I’m heading back to the office frequently enough that my desk share isn’t working any more. I spent a morning digging out a free desk from a year’s worth of accumulated crap (including a colleague’s marriage certificate), giving it a disinfect and making myself at home. My fourth desk move within the same small open plan office. At least I’ve not had to set up a tent in case of an unannounced lockdown…
Having groused about picking the wrong evening out, it turns out the one I missed was a super-spreader event. Bullet dodged there.
Grandma brought Piglet home at the same time as the neighbours were returning.
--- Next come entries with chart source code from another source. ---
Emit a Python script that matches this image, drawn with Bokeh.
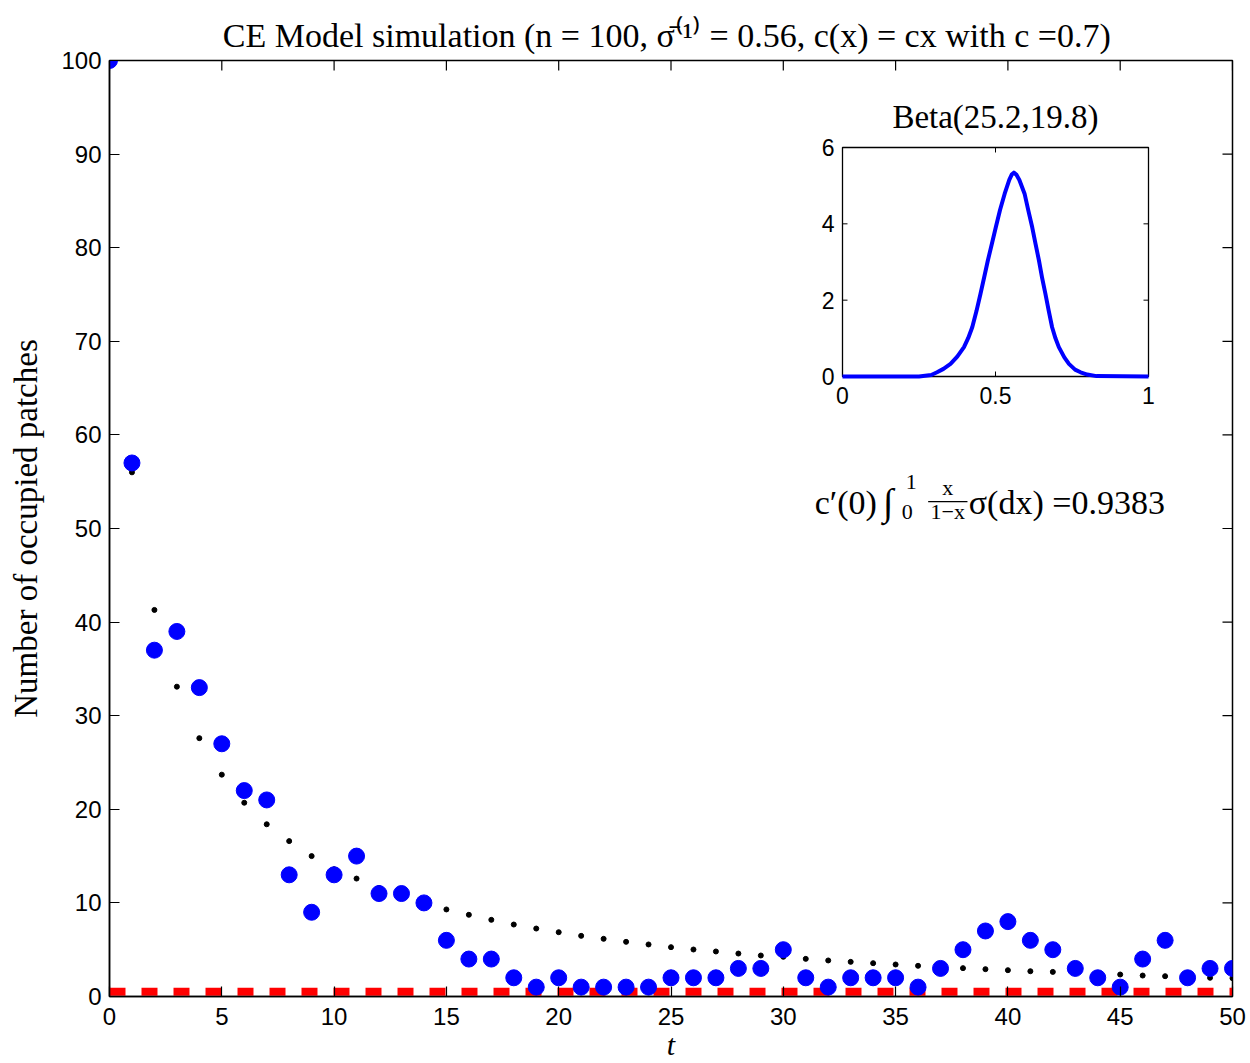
import math
from bokeh.plotting import figure
from bokeh.models import Range1d, FixedTicker, Label
from bokeh.core.properties import value
from bokeh.embed import file_html
from bokeh.resources import INLINE

# ---------------- data ----------------
t = list(range(0, 51))
occupied = [100, 57, 37, 39, 33, 27, 22, 21, 13, 9, 13, 15, 11, 11, 10, 6, 4, 4, 2, 1,
            2, 1, 1, 1, 1, 2, 2, 2, 3, 3, 5, 2, 1, 2, 2, 2, 1, 3, 5, 7,
            8, 6, 5, 3, 2, 1, 4, 6, 2, 3, 3]
expected = [100, 56.0, 41.3, 33.1, 27.6, 23.7, 20.7, 18.4, 16.6, 15.0, 13.6, 12.6, 11.6, 10.8, 10.1,
            9.3, 8.73, 8.19, 7.69, 7.26, 6.87, 6.48, 6.16, 5.84, 5.56, 5.27, 5.02, 4.81, 4.59, 4.38,
            4.24, 4.02, 3.85, 3.70, 3.56, 3.42, 3.28, 3.15, 3.03, 2.92, 2.81, 2.70, 2.63, 2.55, 2.47,
            2.35, 2.24, 2.17, 2.10, 2.00, 1.96]
threshold_t = [0, 50]
threshold_y = [0.5, 0.5]

x_ticks = [0, 5, 10, 15, 20, 25, 30, 35, 40, 45, 50]
y_ticks = [0, 10, 20, 30, 40, 50, 60, 70, 80, 90, 100]

# inset: Beta(25.2,19.8) density
beta_x = [0.0, 0.25, 0.29, 0.309, 0.33, 0.353, 0.375, 0.397, 0.411, 0.424, 0.438, 0.451, 0.463,
          0.475, 0.488, 0.501, 0.515, 0.530, 0.545, 0.553, 0.560, 0.568, 0.578, 0.595, 0.607,
          0.620, 0.631, 0.642, 0.652, 0.663, 0.674, 0.685, 0.696, 0.707, 0.725, 0.740, 0.760,
          0.778, 0.80, 0.83, 1.0]
beta_y = [0.0, 0.0, 0.04, 0.11, 0.2, 0.33, 0.52, 0.77, 1.01, 1.29, 1.72, 2.17, 2.60,
          3.04, 3.47, 3.91, 4.37, 4.79, 5.15, 5.29, 5.34, 5.29, 5.15, 4.79, 4.36,
          3.91, 3.47, 3.04, 2.60, 2.17, 1.72, 1.29, 1.00, 0.77, 0.50, 0.33, 0.18,
          0.11, 0.05, 0.01, 0.0]
inset_x_ticks = [0, 0.5, 1]
inset_x_labels = ["0", "0.5", "1"]
inset_y_ticks = [0, 2, 4, 6]
inset_y_labels = ["0", "2", "4", "6"]

TITLE = "CE Model simulation (n = 100, \u03c3\u0304\u207d\u00b9\u207e = 0.56, c(x) = cx  with c =0.7)"
INSET_TITLE = "Beta(25.2,19.8)"

SERIF = "Liberation Serif"
SANS = "Liberation Sans"

# ---------------- figure ----------------
p = figure(width=1250, height=1063, output_backend="svg", toolbar_location=None,
           x_range=Range1d(0, 50), y_range=Range1d(0, 100),
           min_border_left=109, min_border_right=18, min_border_top=60, min_border_bottom=67)
p.background_fill_color = "white"
p.border_fill_color = "white"
p.outline_line_color = "black"
p.outline_line_width = 1.5
p.xgrid.visible = False
p.ygrid.visible = False

for ax, ticks in ((p.xaxis[0], x_ticks), (p.yaxis[0], y_ticks)):
    ax.ticker = FixedTicker(ticks=ticks)
    ax.major_tick_in = 10
    ax.major_tick_out = 0
    ax.minor_tick_line_color = None
    ax.axis_line_width = 1.5
    ax.major_tick_line_width = 1.2
    ax.major_label_text_font = SANS
    ax.major_label_text_font_size = "24px"
    ax.major_label_text_color = "black"
    ax.axis_label_text_font = SERIF
    ax.axis_label_text_color = "black"

p.xaxis.major_label_standoff = 11
p.yaxis.major_label_standoff = 8
p.xaxis.axis_label = "t"
p.xaxis.axis_label_text_font_size = "30px"
p.xaxis.axis_label_text_font_style = "italic"
p.xaxis.axis_label_standoff = 0
p.yaxis.axis_label = "Number of occupied patches"
p.yaxis.axis_label_text_font_size = "33px"
p.yaxis.axis_label_text_font_style = "normal"
p.yaxis.axis_label_standoff = 14

# mirrored inward ticks on top and right edges
p.ray(x=x_ticks, y=[y_ticks[-1]] * len(x_ticks), length=10, length_units="screen",
      angle=-math.pi / 2, line_color="black", line_width=1.2)
p.ray(x=[x_ticks[-1]] * len(y_ticks), y=y_ticks, length=10, length_units="screen",
      angle=math.pi, line_color="black", line_width=1.2)

p.title.text = TITLE
p.title.text_font = SERIF
p.title.text_font_size = "34px"
p.title.text_font_style = "normal"
p.title.text_color = "black"
p.title.align = "center"
p.title.standoff = 14
p.title.offset = -7

# ---------------- main series ----------------
p.line(threshold_t, threshold_y, line_color="red", line_width=8, line_dash="16 16")
p.scatter(t, expected, size=5, color="black")
p.scatter(t, occupied, size=16, color="blue")

# ---------------- inset (drawn through extra ranges) ----------------
p.extra_x_ranges = {"ix": Range1d(-2.3954, 1.2745)}
p.extra_y_ranges = {"iy": Range1d(-16.244, 8.2794)}
ix0, ix1 = inset_x_ticks[0], inset_x_ticks[-1]
iy0, iy1 = inset_y_ticks[0], inset_y_ticks[-1]
IK = dict(x_range_name="ix", y_range_name="iy")

p.quad(left=[ix0], right=[ix1], bottom=[iy0], top=[iy1], fill_color="white",
       line_color="black", line_width=1.3, **IK)
# ticks
p.ray(x=inset_x_ticks, y=[iy0] * len(inset_x_ticks), length=5, length_units="screen",
      angle=math.pi / 2, line_color="black", **IK)
p.ray(x=inset_x_ticks, y=[iy1] * len(inset_x_ticks), length=5, length_units="screen",
      angle=-math.pi / 2, line_color="black", **IK)
p.ray(x=[ix0] * len(inset_y_ticks), y=inset_y_ticks, length=5, length_units="screen",
      angle=0, line_color="black", **IK)
p.ray(x=[ix1] * len(inset_y_ticks), y=inset_y_ticks, length=5, length_units="screen",
      angle=math.pi, line_color="black", **IK)
# tick labels
p.text(x=inset_x_ticks, y=[iy0] * len(inset_x_ticks), text=inset_x_labels,
       text_font=value(SANS), text_font_size="23px", text_align="center",
       text_baseline="top", y_offset=10, **IK)
p.text(x=[ix0] * len(inset_y_ticks), y=inset_y_ticks, text=inset_y_labels,
       text_font=value(SANS), text_font_size="23px", text_align="right",
       text_baseline="middle", x_offset=-8, **IK)
p.text(x=[(ix0 + ix1) / 2], y=[iy1], text=[INSET_TITLE], text_font=value(SERIF),
       text_font_size="33px", text_align="center", text_baseline="bottom", y_offset=-12, **IK)
p.line(beta_x, beta_y, line_color="blue", line_width=4, line_join="round", **IK)

# ---------------- annotation c'(0) ∫ x/(1-x) σ(dx) = 0.9383 ----------------
NX, NY = 31.40, 52.8   # anchor of the annotation, in data units
parts = [
    ("c\u2032(0)", 0, 0, 34, "left"),
    ("\u222b", 68, 0, 38, "left"),
    ("1", 91, 20, 22, "left"),
    ("0", 87, -10, 22, "left"),
    ("x", 133, 15, 22, "center"),
    ("1\u2212x", 133, -9, 22, "center"),
    ("\u03c3(dx) =0.9383", 154, 0, 34, "left"),
]
for txt, dx, dy, fs, al in parts:
    p.add_layout(Label(x=NX, y=NY, x_offset=dx, y_offset=dy, text=txt, text_font=SERIF,
                       text_font_size=f"{fs}px", text_align=al, text_baseline="alphabetic",
                       text_color="black"))
# fraction bar
frac_x = [36.45, 38.2]
frac_y = [52.88, 52.88]
p.line(frac_x, frac_y, line_color="black", line_width=1.3)

open("out.html", "w").write(file_html(p, INLINE))
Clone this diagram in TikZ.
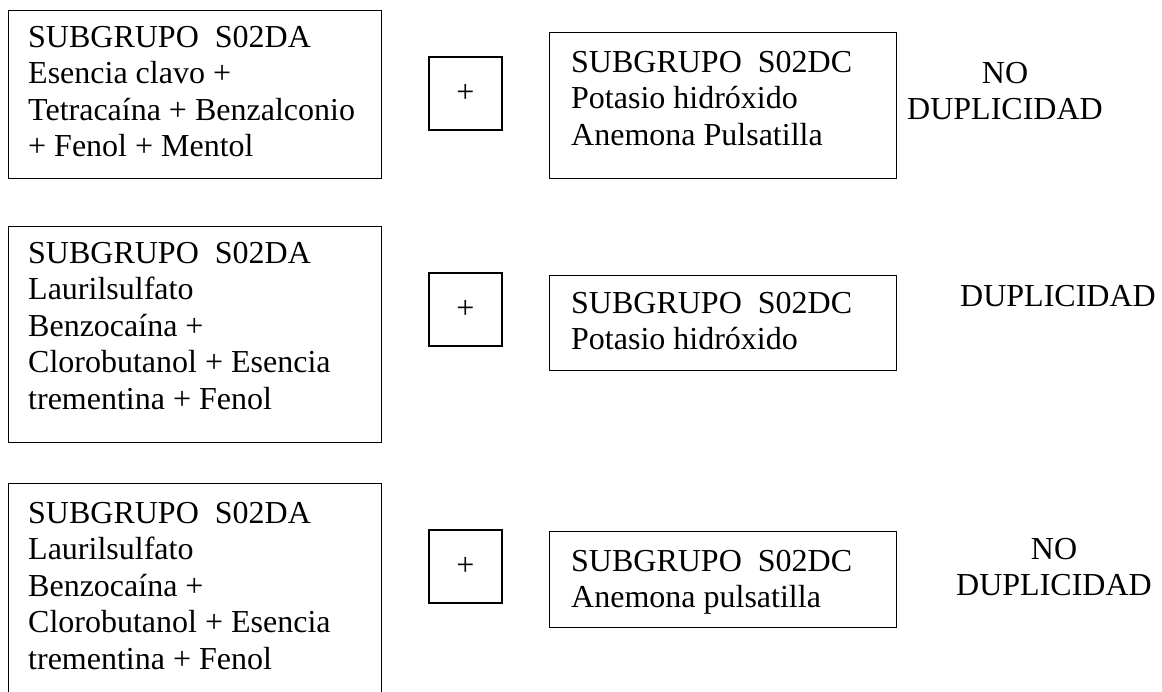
\documentclass[tikz,border=0pt]{standalone}
\usepackage{fontspec}
\setmainfont{Liberation Serif}
\begin{document}
\begin{tikzpicture}[x=1pt,y=-1pt,
  box/.style={draw, line width=1.3pt, inner sep=0pt, anchor=north west},
  txt/.style={anchor=north west, inner sep=0pt, align=left, font=\fontsize{32}{36.5}\selectfont},
  res/.style={anchor=north, inner sep=0pt, align=center, font=\fontsize{32}{36.5}\selectfont},
  plusbox/.style={draw, line width=1.3pt, minimum width=73pt, minimum height=73pt, inner sep=0pt, font=\fontsize{32}{34}\selectfont}]
\useasboundingbox (0,0) rectangle (1162,691);
\clip (0,0) rectangle (1162,691);
% row 1
\node[box, minimum width=373pt, minimum height=168pt] (a1) at (8,10) {};
\node[txt] (a1t) at (28,26) {SUBGRUPO\ \ S02DA\\Esencia clavo +\\Tetracaína + Benzalconio\\+ Fenol + Mentol};
\node[plusbox] (p1) at (465.5,93.5) {+};
\node[box, minimum width=347pt, minimum height=146pt] (b1) at (549,32) {};
\node[txt] (b1t) at (571,51) {SUBGRUPO\ \ S02DC\\Potasio hidróxido\\Anemona Pulsatilla};
\node[res] (r1) at (1005,62) {NO\\DUPLICIDAD};
% row 2
\node[box, minimum width=373pt, minimum height=216pt] (a2) at (8,226) {};
\node[txt] (a2t) at (28,242) {SUBGRUPO\ \ S02DA\\Laurilsulfato\\Benzocaína +\\Clorobutanol + Esencia\\trementina + Fenol};
\node[plusbox] (p2) at (465.5,309.5) {+};
\node[box, minimum width=347pt, minimum height=95pt] (b2) at (549,275) {};
\node[txt] (b2t) at (571,292) {SUBGRUPO\ \ S02DC\\Potasio hidróxido};
\node[res] (r2) at (1058,285) {DUPLICIDAD};
% row 3
\node[box, minimum width=373pt, minimum height=230pt] (a3) at (8,483) {};
\node[txt] (a3t) at (28,502) {SUBGRUPO\ \ S02DA\\Laurilsulfato\\Benzocaína +\\Clorobutanol + Esencia\\trementina + Fenol};
\node[plusbox] (p3) at (465.5,566.5) {+};
\node[box, minimum width=347pt, minimum height=96pt] (b3) at (549,531) {};
\node[txt] (b3t) at (571,550) {SUBGRUPO\ \ S02DC\\Anemona pulsatilla};
\node[res] (r3) at (1054,538) {NO\\DUPLICIDAD};
\end{tikzpicture}
\end{document}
This meant Piglet and her buddy could get progressively more excited egging each other on. Right up to the point Piglet literally wet herself laughing on the drive.
Reading stories to her that night she said, “I’m fed up. Fed up means you’re bored with something. I’m fed up with telly today. I won’t be fed up with it tomorrow and I can watch Octonauts.” She followed that up with a treatise on the rules of sharing and how a meaningful life should be a good one. Then offered the jazz riff, “this cat is tired. This cat’s going to bed.”
The Chef headed to Durham for a weekend of friendship, food—home-made and restaurant—and chocolate making. Piglet, dressed as a dragon, was sent to Lǎolao and Lǎoyé’s, leaving me free to enjoy the rugby league with the introvert. He’s gluten free, so tea was a tapas made from the cafe’s entire GF range. And delicious it was. The amount of beer that was coupled with the rugby did lead to some scampi fries later mind.
Hangover free, I was up in time to quickly retile the bath again before meeting The Chef and her friends for Dim sum and heading to collect Piglet and get 羊肉烩面.